Śaṅkarācārya · Madhusūdana Sarasvatī · Rāmānujācārya · Lokmanya Tilak · Swami Ramsukhdas
It is not a comforting story precisely because it cannot be merely told; it has to be true of you, and there is a test. The verse is read as a rule against the unpurified: one whose mind is still impure, even after taking up the outward robe of renunciation, soon starts again to do and to have done, betraying that the 'I' was never actually dropped. Mastery (vashi) is the marker. It is mine-ness and attachment in the instruments that give them their hold over you; only when those are genuinely gone do the senses fall under your sway of themselves. The peace is the evidence: the strain of carrying activity as 'I am doing this' is gone, and what remains is real ease.

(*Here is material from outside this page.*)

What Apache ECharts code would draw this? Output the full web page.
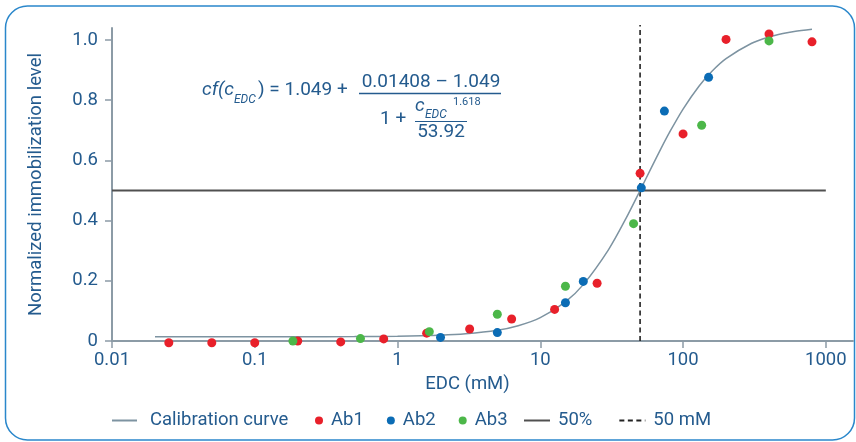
<!DOCTYPE html>
<html>
<head>
<meta charset="utf-8">
<script src="https://cdn.jsdelivr.net/npm/echarts@6/dist/echarts.min.js"></script>
<style>html,body{margin:0;padding:0;background:#fff;}#c{width:856px;height:442px;}</style>
</head>
<body>
<div id="c"></div>
<script>
// ---- data ----
const calibX = [0.02, 0.05, 0.1, 0.2, 0.5, 1, 2, 3, 5, 7, 10, 15, 20, 30, 40, 50, 60, 70, 80, 100, 130, 160, 200, 300, 400, 500, 600, 800];
const calibY = [0.0141, 0.0141, 0.0141, 0.0142, 0.0146, 0.0157, 0.0191, 0.0237, 0.0357, 0.0508, 0.0777, 0.1301, 0.1873, 0.3030, 0.4090, 0.5001, 0.5762, 0.6393, 0.6914, 0.7707, 0.8482, 0.8971, 0.9382, 0.9884, 1.0101, 1.0216, 1.0285, 1.0360];
const ab1X = [0.025, 0.05, 0.1, 0.2, 0.4, 0.8, 1.6, 3.2, 6.3, 12.6, 25, 50, 100, 200, 400, 800];
const ab1Y = [-0.006, -0.006, -0.006, 0.0, -0.003, 0.007, 0.026, 0.040, 0.073, 0.105, 0.192, 0.557, 0.688, 1.002, 1.020, 0.994];
const ab2X = [2, 5, 15, 20, 51, 74, 151];
const ab2Y = [0.012, 0.028, 0.127, 0.198, 0.509, 0.764, 0.876];
const ab3X = [0.185, 0.55, 1.67, 5, 15, 45, 135, 400];
const ab3Y = [0.0, 0.008, 0.031, 0.089, 0.182, 0.390, 0.717, 0.997];
const halfX = [0.01, 1000];
const halfY = [0.5, 0.5];
const mMX = [50, 50];
const mMY = [0, 1.05];
const xTicks = [0.01, 0.1, 1, 10, 100, 1000];
const xTickLabels = ['0.01', '0.1', '1', '10', '100', '1000'];
const yTicks = [0, 0.2, 0.4, 0.6, 0.8, 1.0];
const yTickLabels = ['0', '0.2', '0.4', '0.6', '0.8', '1.0'];

const zip = (a, b) => a.map((v, i) => [v, b[i]]);
const TXT = '#245b8e';
const AX = '#8c9ba6';
const FONT = 'Roboto';

const chart = echarts.init(document.getElementById('c'), null, {renderer: 'canvas'});

function lbl(list, labels) {
  return function (v) {
    for (let i = 0; i < list.length; i++) {
      if (Math.abs(v - list[i]) < 1e-6 * Math.max(1, list[i])) return labels[i];
    }
    return '';
  };
}

const fs = 18.5;
const legendText = {color: TXT, fontSize: fs, fontFamily: FONT};

chart.setOption({
  animation: false,
  grid: {left: 112, right: 3, top: 28, bottom: 101, containLabel: false},
  xAxis: {
    type: 'log', logBase: 10, min: 0.01, max: 1550,
    axisLine: {show: true, onZero: false, lineStyle: {color: AX, width: 2}},
    axisTick: {show: true, length: 7, lineStyle: {color: AX, width: 1.5}, customValues: xTicks},
    axisLabel: {customValues: xTicks, formatter: lbl(xTicks, xTickLabels), fontSize: fs, color: TXT, fontFamily: FONT, margin: 10},
    splitLine: {show: false},
    minorTick: {show: false},
    name: 'EDC (mM)', nameLocation: 'middle', nameGap: 32,
    nameTextStyle: {fontSize: fs, color: TXT, fontFamily: FONT, padding: [0, 30, 0, 0]}
  },
  yAxis: {
    type: 'value', min: 0, max: 1.04,
    axisLine: {show: true, lineStyle: {color: AX, width: 2}},
    axisTick: {show: true, length: 7, lineStyle: {color: AX, width: 1.5}, customValues: yTicks},
    axisLabel: {customValues: yTicks, formatter: lbl(yTicks, yTickLabels), fontSize: fs, color: TXT, fontFamily: FONT, margin: 14},
    splitLine: {show: false},
    name: 'Normalized immobilization level', nameLocation: 'middle', nameGap: 66,
    nameTextStyle: {fontSize: fs, color: TXT, fontFamily: FONT}
  },
  legend: [
    {data: ['Calibration curve'], left: 106, top: 406, itemWidth: 25, itemHeight: 10, itemGap: 20,
     itemStyle: {opacity: 0},
     textStyle: Object.assign({padding: [0, 0, 0, 8]}, legendText)},
    {data: ['Ab1', 'Ab2', 'Ab3'], left: 310, top: 406, itemWidth: 8, itemHeight: 8, itemGap: 23,
     textStyle: Object.assign({padding: [0, 0, 0, 3]}, legendText)},
    {data: ['50%', '50 mM'], left: 518, top: 406, itemWidth: 26, itemHeight: 10, itemGap: 26,
     itemStyle: {opacity: 0},
     textStyle: Object.assign({padding: [0, 0, 0, 3]}, legendText)}
  ],
  series: [
    {name: '50%', type: 'line', data: zip(halfX, halfY), symbol: 'none', z: 1,
     lineStyle: {color: '#505050', width: 2}, itemStyle: {color: '#505050'}},
    {name: '50 mM', type: 'line', data: zip(mMX, mMY), symbol: 'none', z: 1, clip: false,
     lineStyle: {color: '#222222', width: 1.6, type: [5, 3.5]}, itemStyle: {color: '#222222'}},
    {name: 'Calibration curve', type: 'line', data: zip(calibX, calibY), smooth: 0.3, symbol: 'none', z: 2,
     lineStyle: {color: '#7d93a1', width: 1.5}, itemStyle: {color: '#7d93a1'}},
    {name: 'Ab1', type: 'scatter', data: zip(ab1X, ab1Y), symbolSize: 9, z: 4, clip: false, itemStyle: {color: '#e8202a', opacity: 1}},
    {name: 'Ab2', type: 'scatter', data: zip(ab2X, ab2Y), symbolSize: 9, z: 4, clip: false, itemStyle: {color: '#0b6cb5', opacity: 1}},
    {name: 'Ab3', type: 'scatter', data: zip(ab3X, ab3Y), symbolSize: 9, z: 4, clip: false, itemStyle: {color: '#4cb749', opacity: 1}}
  ],
  graphic: [
    {type: 'rect', shape: {x: 5.5, y: 6, width: 849, height: 434, r: 22}, silent: true,
     style: {fill: 'none', stroke: '#2a87cb', lineWidth: 1.5}},
    {type: 'text', x: 202, y: 90, style: {text: 'cf(c', font: 'italic 19px Roboto', fill: TXT, verticalAlign: 'middle'}},
    {type: 'text', x: 234, y: 100, style: {text: 'EDC', font: 'italic 12px Roboto', fill: TXT, verticalAlign: 'middle'}},
    {type: 'text', x: 258, y: 90, style: {text: ') = 1.049 +', font: '19px Roboto', fill: TXT, verticalAlign: 'middle'}},
    {type: 'line', shape: {x1: 359, y1: 93.5, x2: 501, y2: 93.5}, style: {stroke: TXT, lineWidth: 1.3}},
    {type: 'text', x: 431, y: 82, style: {text: '0.01408 \u2013 1.049', font: '19px Roboto', fill: TXT, align: 'center', verticalAlign: 'middle'}},
    {type: 'text', x: 380, y: 119, style: {text: '1 +', font: '19px Roboto', fill: TXT, verticalAlign: 'middle'}},
    {type: 'text', x: 415, y: 106, style: {text: 'c', font: 'italic 19px Roboto', fill: TXT, verticalAlign: 'middle'}},
    {type: 'text', x: 425, y: 115, style: {text: 'EDC', font: 'italic 12px Roboto', fill: TXT, verticalAlign: 'middle'}},
    {type: 'text', x: 453, y: 102, style: {text: '1.618', font: '11px Roboto', fill: TXT, verticalAlign: 'middle'}},
    {type: 'line', shape: {x1: 415, y1: 121.5, x2: 467, y2: 121.5}, style: {stroke: TXT, lineWidth: 1.2}},
    {type: 'text', x: 441, y: 132, style: {text: '53.92', font: '19px Roboto', fill: TXT, align: 'center', verticalAlign: 'middle'}}
  ]
});
</script>
</body>
</html>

Śrīdhara Svāmī · Swami Ramsukhdas · Madhusūdana Sarasvatī · Śaṅkarācārya
And the change is lived, not theoretical. Several sources put it as living in the body as a man lives in a rented house or as a traveller in another's home: fully present, the gates open and the traffic moving, yet neither elated by the house's honor nor cast down by its dishonor, untouched by its decay. You remain engaged, the body acts, others may even be taught and helped through it; what is gone is the inner ascription 'I do, I cause to do.' That single removal is what turns restless activity into untroubled rest within your own house.
Ācārya Abhinavagupta · Madhusūdana Sarasvatī · Vedānta Deśika · Śrīdhara Svāmī
Contemplation
Picture yourself as the gatekeeper of your own body's nine gates: the two eyes, two ears, two nostrils, the mouth, and the lower openings. The work of the gatekeeper is simply to stay alert and let pass only what deserves to come in or go out. If you do that work faithfully, attending to the traffic of sights, sounds, and impulses without grasping at any of it, then you can truly say you have no part in the coming and going. You become a passive witness to it. In that posture you do nothing and get nothing done, not because you have gone limp, but because you have stepped out of the false claim of ownership over the body's activity. The gates stay open and life moves through them; you keep watch, and rest.